- EXERCISE INSTRUCTIONS:
Output all entries verbatim. Skip pictures.

- STORED DATA:
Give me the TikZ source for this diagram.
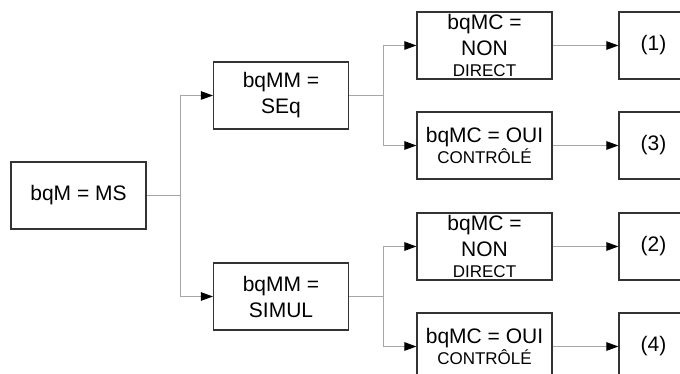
\documentclass[tikz,border=0pt]{standalone}
\usepackage{fontspec}
\setmainfont{Liberation Sans}
\usetikzlibrary{arrows.meta, positioning}
\newcommand{\bigtxt}{\fontsize{21}{26}\selectfont}
\newcommand{\smalltxt}{\fontsize{17}{21}\selectfont}

\begin{document}
\begin{tikzpicture}[x=1pt, y=-1pt,
    box/.style={draw=black!80, line width=1.1pt, minimum width=135pt,
        minimum height=67pt, inner sep=0pt, align=center, font=\bigtxt},
    result/.style={box, minimum width=69pt},
    link/.style={draw=black!35, line width=0.8pt,
        -{Triangle[length=12pt, width=8.5pt, color=black, fill=black]}}]
\path[use as bounding box] (0,0) rectangle (680,374);
\clip (0,0) rectangle (680,374);
% first and second level
\node[box] (ms) at (78.5,195.5) {bqM = MS};
\node[box] (seq) at (281,95.5) {bqMM =\\SEq};
\node[box] (simul) at (281,296.5) {bqMM =\\SIMUL};
% third level
\node[box] (non1) at (484.5,45.5) {bqMC =\\NON\\[-5pt]{\smalltxt DIRECT}};
\node[box] (oui1) at (484.5,145.5) {bqMC = OUI\\[-4.5pt]{\smalltxt CONTRÔLÉ}};
\node[box] (non2) at (484.5,246.5) {bqMC =\\NON\\[-5pt]{\smalltxt DIRECT}};
\node[box] (oui2) at (484.5,346.5) {bqMC = OUI\\[-4.5pt]{\smalltxt CONTRÔLÉ}};
% results
\node[result] (r1) at (653.5,45.5) {(1)};
\node[result] (r3) at (653.5,145.5) {(3)};
\node[result] (r2) at (653.5,246.5) {(2)};
\node[result] (r4) at (653.5,346.5) {(4)};
% connectors
\draw[link] (ms.east) -- ++(34,0) |- (seq.west);
\draw[link] (ms.east) -- ++(34,0) |- (simul.west);
\draw[link] (seq.east) -- ++(34,0) |- (non1.west);
\draw[link] (seq.east) -- ++(34,0) |- (oui1.west);
\draw[link] (simul.east) -- ++(34,0) |- (non2.west);
\draw[link] (simul.east) -- ++(34,0) |- (oui2.west);
\draw[link] (non1.east) -- (r1.west);
\draw[link] (oui1.east) -- (r3.west);
\draw[link] (non2.east) -- (r2.west);
\draw[link] (oui2.east) -- (r4.west);
\end{tikzpicture}
\end{document}
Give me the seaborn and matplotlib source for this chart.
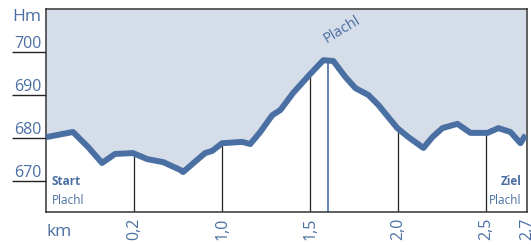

- WRITTEN SOLUTION:
Give me the TikZ source for this diagram.
\documentclass[tikz,border=0pt]{standalone}
\usepackage{fontspec}
\setmainfont{Liberation Sans}
\usetikzlibrary{arrows.meta, positioning}
\newcommand{\bigtxt}{\fontsize{21}{26}\selectfont}
\newcommand{\smalltxt}{\fontsize{17}{21}\selectfont}

\begin{document}
\begin{tikzpicture}[x=1pt, y=-1pt,
    box/.style={draw=black!80, line width=1.1pt, minimum width=135pt,
        minimum height=67pt, inner sep=0pt, align=center, font=\bigtxt},
    result/.style={box, minimum width=69pt},
    link/.style={draw=black!35, line width=0.8pt,
        -{Triangle[length=12pt, width=8.5pt, color=black, fill=black]}}]
\path[use as bounding box] (0,0) rectangle (680,374);
\clip (0,0) rectangle (680,374);
% first and second level
\node[box] (ms) at (78.5,195.5) {bqM = MS};
\node[box] (seq) at (281,95.5) {bqMM =\\SEq};
\node[box] (simul) at (281,296.5) {bqMM =\\SIMUL};
% third level
\node[box] (non1) at (484.5,45.5) {bqMC =\\NON\\[-5pt]{\smalltxt DIRECT}};
\node[box] (oui1) at (484.5,145.5) {bqMC = OUI\\[-4.5pt]{\smalltxt CONTRÔLÉ}};
\node[box] (non2) at (484.5,246.5) {bqMC =\\NON\\[-5pt]{\smalltxt DIRECT}};
\node[box] (oui2) at (484.5,346.5) {bqMC = OUI\\[-4.5pt]{\smalltxt CONTRÔLÉ}};
% results
\node[result] (r1) at (653.5,45.5) {(1)};
\node[result] (r3) at (653.5,145.5) {(3)};
\node[result] (r2) at (653.5,246.5) {(2)};
\node[result] (r4) at (653.5,346.5) {(4)};
% connectors
\draw[link] (ms.east) -- ++(34,0) |- (seq.west);
\draw[link] (ms.east) -- ++(34,0) |- (simul.west);
\draw[link] (seq.east) -- ++(34,0) |- (non1.west);
\draw[link] (seq.east) -- ++(34,0) |- (oui1.west);
\draw[link] (simul.east) -- ++(34,0) |- (non2.west);
\draw[link] (simul.east) -- ++(34,0) |- (oui2.west);
\draw[link] (non1.east) -- (r1.west);
\draw[link] (oui1.east) -- (r3.west);
\draw[link] (non2.east) -- (r2.west);
\draw[link] (oui2.east) -- (r4.west);
\end{tikzpicture}
\end{document}
Give me the seaborn and matplotlib source for this chart.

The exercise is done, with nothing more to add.